Digital media has gone through an incredible evolution in the past decade (to put it mildly), but one thing has not changed: We’re still here to serve our audiences. And that means meeting them where they are. Right now, that’s on their smartphones.
At the Folio: Show in New York this past week, Atlantic Media vice president of digital Kim Lau put it best when she said it’s “back to the future” with our content delivery platforms. (It also happened to be Oct. 21 or “Back to the Future” Day, so Lau was helpfully delivering hashtag-friendly quotes to the crowd of journalists.)
Just more than five years ago, when mobile traffic was a small percentage of website visitors, media companies were setting up mobile websites. The trend was to develop mobile sites as a completely different environment than desktop sites, with separate content and separate domains. (Remember the time when you had to type in “m-dot” before websites on your not-quite-as-smart phone’s browser?) The divergence of platforms was on.
But that was then. Lau’s presentation, “Critical Trends in Mobile Content,” highlighted what a whirlwind we’ve gone through in mobile media in the past year, as the jump in smartphone traffic focused publishers on mobile consolidation before big tech came to throw us for a loop.
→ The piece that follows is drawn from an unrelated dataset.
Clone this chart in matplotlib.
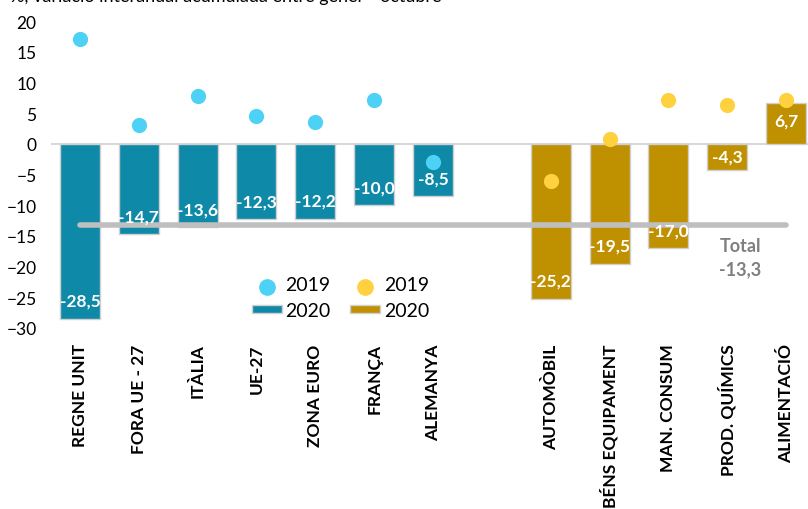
#!/usr/bin/env python3
"""
Exports 2020 vs 2019: cumulative year-on-year change, January - October.

Bars are 2020 (destinations in teal, product groups in gold), dots are 2019.
A grey line marks the total (-13,3).
"""
import numpy as np
import matplotlib.pyplot as plt

plt.rcParams["font.family"] = ["Lato", "DejaVu Sans"]

destinations = ["REGNE UNIT", "FORA UE - 27", "ITÀLIA", "UE-27", "ZONA EURO", "FRANÇA", "ALEMANYA"]
dest_2020 = [-28.5, -14.7, -13.6, -12.3, -12.2, -10.0, -8.5]
dest_2019 = [17.0, 3.1, 7.8, 4.6, 3.6, 7.2, -2.9]

products = ["AUTOMÒBIL", "BÉNS EQUIPAMENT", "MAN. CONSUM", "PROD. QUÍMICS", "ALIMENTACIÓ"]
prod_2020 = [-25.2, -19.5, -17.0, -4.3, 6.7]
prod_2019 = [-6.0, 0.8, 7.2, 6.4, 7.2]

total_2020 = -13.3

TEAL = "#0E89A7"
GOLD = "#BF9000"
LIGHT_BLUE = "#4DD2F5"
YELLOW = "#FFD13F"


def fmt(v):
    return f"{v:.1f}".replace(".", ",")


def main():
    fig = plt.figure(figsize=(8.08, 5.10), dpi=100)
    ax = fig.add_axes([50.5 / 808, 1 - 329 / 510, 765 / 808, 307 / 510])

    # one empty slot between the two groups
    x_dest = np.arange(len(destinations))
    x_prod = np.arange(len(products)) + len(destinations) + 1
    bar_w = 0.68

    ax.axhline(0, color="#D9D9D9", lw=1.5, zorder=1)

    b1 = ax.bar(x_dest, dest_2020, width=bar_w, color=TEAL, edgecolor="#D0D0D0", lw=1, zorder=2)
    b2 = ax.bar(x_prod, prod_2020, width=bar_w, color=GOLD, edgecolor="#D0D0D0", lw=1, zorder=2)

    ax.plot([x_dest[0], x_prod[-1]], [total_2020, total_2020], color="#BFBFBF", lw=4,
            solid_capstyle="round", zorder=3)

    d1 = ax.scatter(x_dest, dest_2019, s=120, color=LIGHT_BLUE, zorder=4, linewidths=0)
    d2 = ax.scatter(x_prod, prod_2019, s=120, color=YELLOW, zorder=4, linewidths=0)

    # value labels inside bar ends
    for xs, vals in ((x_dest, dest_2020), (x_prod, prod_2020)):
        for x, v in zip(xs, vals):
            off = min(abs(v) / 2, 2.9)
            y = v + off if v < 0 else v - off
            ax.text(x, y, fmt(v), ha="center", va="center", color="white",
                    fontsize=12.5, fontweight="bold", zorder=5)

    ax.text(11.22, -16.6, "Total", color="#7F7F7F", fontsize=13, fontweight="bold",
            ha="center", va="center")
    ax.text(11.22, -20.4, fmt(total_2020), color="#7F7F7F", fontsize=13, fontweight="bold",
            ha="center", va="center")

    ax.set_xlim(-0.5, x_prod[-1] + 0.5)
    ax.set_ylim(-30, 20)
    ax.set_yticks(np.arange(-30, 21, 5))
    ax.tick_params(axis="y", length=0, labelsize=12.5, pad=10)
    ax.set_xticks(list(x_dest) + list(x_prod))
    ax.set_xticklabels(destinations + products, rotation=90, fontsize=12.5,
                       fontweight="bold", va="top")
    ax.tick_params(axis="x", length=0, pad=11)
    for s in ax.spines.values():
        s.set_visible(False)

    ax.legend([d1, b1, d2, b2], ["2019", "2020", "2019", "2020"], ncol=2,
              loc="upper left", bbox_to_anchor=(0.24, 0.225), frameon=False,
              fontsize=14, handlelength=1.55, handleheight=0.3, columnspacing=1.0,
              labelspacing=0.45, handletextpad=0.2, markerscale=1.1)

    fig.text(0.012, 1.006, "%, variació interanual acumulada entre gener - octubre",
             fontsize=13, ha="left", va="center")

    fig.savefig("out.png", dpi=100)
    plt.close(fig)


if __name__ == "__main__":
    main()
By late 2014, the demand of the mobile audience was to consume content on a single responsive website, no longer two separate environments. I’m proud to say North Coast Media’s brands were all responsive before many other publishers, with our last responsive site launching in mid-April, around the same time The Atlantic’s did.
Then came some major announcements – the launch of three new platforms in Facebook Instant Articles, Apple News (which rose from the ashes of the Newsstand and its publisher-developed apps) and Google AMP (short for “accelerated mobile page” project). This means three new distribution points for publishers to figure out in the coming months (none are mass-market yet) and “lots of ongoing maintenance with different templates and different experiences,” as Lau points out.
Also presenting on the mobile topic, Nicholas White, CEO of The Daily Dot, which gets a majority of its traffic from mobile, added that it is critical that competition continues to flourish in order to meet audiences and deliver quality content, calling “a winner take all environment” a “real problem for the industry.”
North Coast Media has 33 social media accounts across our six industries — on Twitter, Facebook, LinkedIn, Instagram and Pinterest — where we are engaging with our audiences on some of their favorite platforms at the times it’s most convenient for them. Although our iPad apps went the way of Newsstand, our digital editions of the magazines are mobile responsive to whatever device you’re using. And, while we are continuing to tweak the design and functionality of our mobile responsive websites, we don’t plan to stop there. We’ll be on any platform we can be, delivering the news our audience needs when they need it.